Furthermore, a selective and reversible MAO-B inhibitor, 'KDS2010', which was transferred to a biotech company Neurobiogen in 2019 and is currently undergoing Phase 1 clinical trials, was tested on an obese mouse model. The new drugs yielded remarkable results, demonstrating a substantial reduction in fat accumulation and weight without any impacts on the amount of food intake.

Postdoctoral researcher SA Moonsun said, “Previous obesity treatments targeting the hypothalamus mainly focused on neuronal mechanisms related to appetite regulation.” She added, “To overcome this, we focused on the non-neuronal 'astrocytes' and identified that reactive astrocytes are the cause of obesity.”

Center Director C. Justin LEE also said, “Given that obesity has been designated by the World Health Organization (WHO) as the '21st-century emerging infectious disease,’ we look to KDS2010 as a potential next-generation obesity treatment that can effectively combat obesity without suppressing appetite.”

The research results were in 'Nature Metabolism', a globally renowned academic journal in the field of metabolism with an Impact Factor of 20.8.

Figure 1. Left) Reactive astrocytes express a high level of MAOB and release a high level of GABA, which results in the inhibition of GABRA5 neurons. This results in decreased thermogenesis in brown fat tissues, and an increase in white fat storage. Right) When the GABRA5 neuron activity is restored, brown fat thermogenesis is increased and white fat storage is decreased. In both cases, mice are fed a high-fat diet.
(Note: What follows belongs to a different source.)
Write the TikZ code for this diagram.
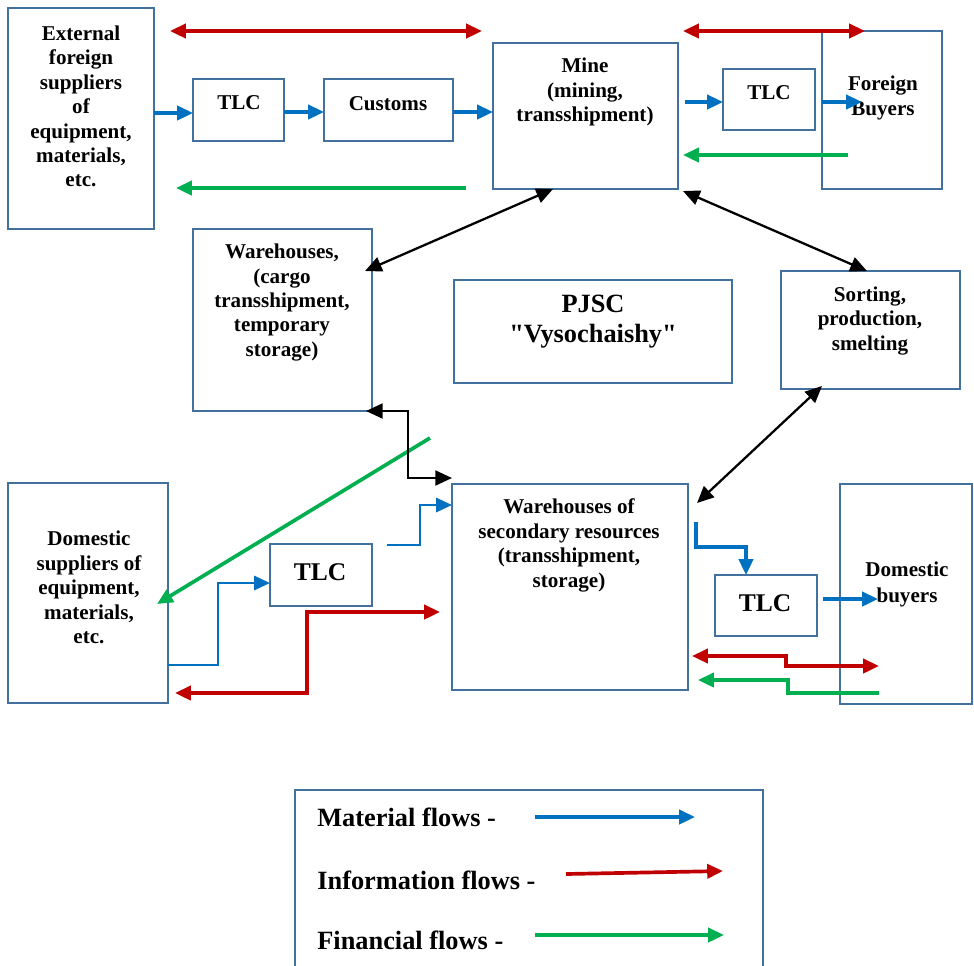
\documentclass[tikz,border=0pt]{standalone}
\usepackage{fontspec}
\setmainfont{Liberation Serif}
\usetikzlibrary{arrows.meta,fit}
\definecolor{boxc}{HTML}{41719C}
\definecolor{matc}{HTML}{0070C0}
\definecolor{infc}{HTML}{C00000}
\definecolor{finc}{HTML}{00B050}
\newcommand{\straightdq}{\XeTeXglyph\the\XeTeXcharglyph"0022\relax}
\tikzset{
  box/.style={draw=boxc, line width=1.2pt, inner sep=0pt, outer sep=0pt},
  lbl/.style={font=\bfseries\fontsize{12}{13.9}\selectfont, align=center, inner sep=0pt, text=black},
  bigl/.style={font=\bfseries\fontsize{14.5}{17}\selectfont, align=center, inner sep=0pt, text=black},
  legl/.style={font=\bfseries\fontsize{15}{17}\selectfont, anchor=west, inner sep=0pt, text=black},
  tipc/.tip={Triangle[length=9pt,width=8pt]},
  tipk/.tip={Triangle[length=9.5pt,width=8.5pt]},
  mat/.style={draw=matc, line width=2.1pt, -tipc},
  matthin/.style={draw=matc, line width=1.5pt, -tipc},
  inf/.style={draw=infc, line width=2.1pt, -tipc},
  infd/.style={draw=infc, line width=2.1pt, tipc-tipc},
  fin/.style={draw=finc, line width=2.1pt, -tipc},
  blk/.style={draw=black, line width=1.3pt, tipk-tipk},
}
\begin{document}
\begin{tikzpicture}[x=0.02cm,y=-0.02cm]
\useasboundingbox[fill=white] (0,0) rectangle (974,965);

% boxes
\node[box, fit={(8,8) (154,229)}] (ext) {};
\node[box, fit={(193,79) (284,141)}] (tlc1) {};
\node[box, fit={(324,79) (453,141)}] (cust) {};
\node[box, fit={(493,43) (678,189)}] (mine) {};
\node[box, fit={(723,69) (815,130)}] (tlc2) {};
\node[box, fit={(822,31) (942,189)}] (fb) {};
\node[box, fit={(193,229) (372,411)}] (wh) {};
\node[box, fit={(454,280) (732,383)}] (pjsc) {};
\node[box, fit={(781,271) (960,389)}] (sort) {};
\node[box, fit={(8,483) (168,703)}] (ds) {};
\node[box, fit={(270,544) (372,606)}] (tlc3) {};
\node[box, fit={(452,484) (688,690)}] (ws) {};
\node[box, fit={(715,575) (817,636)}] (tlc4) {};
\node[box, fit={(840,484) (972,704)}] (db) {};
\node[box, fit={(295,790) (763,1000)}] (leg) {};

% texts
\node[lbl] (t-ext) at (81,106.5) {External\\foreign\\suppliers\\of\\equipment,\\materials,\\etc.};
\node[lbl] (t-tlc1) at (239,103) {TLC};
\node[lbl] (t-cust) at (388,104) {Customs};
\node[lbl] (t-mine) at (585,92) {Mine\\(mining,\\transshipment)};
\node[lbl] (t-tlc2) at (769,93) {TLC};
\node[lbl] (t-fb) at (883,98) {Foreign\\Buyers};
\node[lbl] (t-wh) at (282,302.5) {Warehouses,\\(cargo\\transshipment,\\temporary\\storage)};
\node[font=\bfseries\fontsize{15}{17}\selectfont, align=center, inner sep=0pt] (t-pjsc) at (593,322) {PJSC\\\straightdq Vysochaishy\straightdq};
\node[lbl] (t-sort) at (870,321) {Sorting,\\production,\\smelting};
\node[lbl] (t-ds) at (89,587.5) {Domestic\\suppliers of\\equipment,\\materials,\\etc.};
\node[bigl] (t-tlc3) at (320,572) {TLC};
\node[lbl] (t-ws) at (569,545.5) {Warehouses of\\secondary resources\\(transshipment,\\storage)};
\node[bigl] (t-tlc4) at (765,603) {TLC};
\node[font=\bfseries\fontsize{12}{15.3}\selectfont, align=center, inner sep=0pt] (t-db) at (907,584.5) {Domestic\\buyers};

\node[legl] (l-mat) at (317,817) {Material flows -};
\node[legl] (l-inf) at (317,880) {Information flows -};
\node[legl] (l-fin) at (317,940) {Financial flows -};

% free-end coordinates
\coordinate (a4s) at (685,102);
\coordinate (a5e) at (862,102);
\coordinate (r1a) at (170,31);  \coordinate (r1b) at (482,31);
\coordinate (r2a) at (683,31);  \coordinate (r2b) at (865,31);
\coordinate (g1a) at (466,188); \coordinate (g1b) at (176,188);
\coordinate (g2a) at (848,155); \coordinate (g2b) at (683,155);
\coordinate (k1b) at (365,271);
\coordinate (k2a) at (683,191);
\coordinate (k3a) at (822,386); \coordinate (k3b) at (697,503);
\coordinate (k4a) at (366,411);
\coordinate (g3a) at (430,438); \coordinate (g3b) at (157,604);
\coordinate (b6a) at (387,545);
\coordinate (r3a) at (175,693); \coordinate (r3b) at (440,612);
\coordinate (b7a) at (696,522);
\coordinate (b8a) at (823,599); \coordinate (b8b) at (878,599);
\coordinate (r4a) at (692,656); \coordinate (r4b) at (879,666);
\coordinate (g4a) at (879,693); \coordinate (g4b) at (698,680);
\coordinate (lm1) at (535,817); \coordinate (lm2) at (695,817);
\coordinate (li1) at (566,874); \coordinate (li2) at (723,871);
\coordinate (lf1) at (535,935); \coordinate (lf2) at (724,935);

% material flows
\draw[mat] (ext.east |- 0,113) -- (tlc1.west |- 0,113);
\draw[mat] (tlc1.east |- 0,112) -- (cust.west |- 0,112);
\draw[mat] (cust.east |- 0,112) -- (mine.west |- 0,112);
\draw[mat] (a4s) -- (tlc2.west |- a4s);
\draw[mat] (fb.west |- a5e) -- (a5e);
\draw[matthin] (ds.east |- 0,665) -- ++(50,0) |- (tlc3.west |- 0,583);
\draw[matthin] (b6a) -- ++(33,0) |- (ws.west |- 0,505);
\draw[mat] (b7a) -- ++(0,25) -| (tlc4.north -| 746,0);
\draw[mat] (b8a) -- (b8b);

% information flows
\draw[infd] (r1a) -- (r1b);
\draw[infd] (r2a) -- (r2b);
\draw[infd] (r3a) -- ++(132,0) |- (r3b);
\draw[infd] (r4a) -- ++(94,0) |- (r4b);

% financial flows
\draw[fin] (g1a) -- (g1b);
\draw[fin] (g2a) -- (g2b);
\draw[fin] (g3a) -- (g3b);
\draw[fin] (g4a) -- ++(-91,0) |- (g4b);

% black links
\draw[blk] (mine.south -| 553,0) -- (k1b);
\draw[blk] (k2a) -- (sort.north -| 867,0);
\draw[blk] (k3a) -- (k3b);
\draw[blk] (k4a) -- ++(42,0) |- (ws.west |- 0,478);

% legend arrows
\draw[mat] (lm1) -- (lm2);
\draw[inf] (li1) -- (li2);
\draw[fin] (lf1) -- (lf2);
\end{tikzpicture}
\end{document}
Figure 2. GABAergic GABRA5LHA shows decreased activity under a high-fat diet. Through immunostaining in the lateral hypothalamus, GABRA5 neurons were specifically labeled with green fluorescence, allowing us to observe that GABRA5 neurons co-express both GABA and GABRA5.

Figure 3. Astrocytes in LHA show hypertrophy in response to a high-fat diet. After consumption of a high-fat diet, molecular markers of astrocytes increase. Following the intake of a high-fat diet, the number and volume of astrocytes increase, leading to reactive astrogliosis. Subsequently, the expression of MAOB and GABA levels in astrocytes increases.

Figure 4. Reducing GABA production via MAOB reduces obesity. Mice were divided into two dietary groups: a regular diet and a high-fat diet. Each of these groups was further divided into two subgroups, one receiving distilled water and the other receiving KDS2010, resulting in a total of four groups. In both the regular diet and high-fat diet mice, a reduction in body weight was observed in the KDS2010-administered group. There was no change in dietary intake due to KDS2010 administration, but there was a reduction in fat after administration.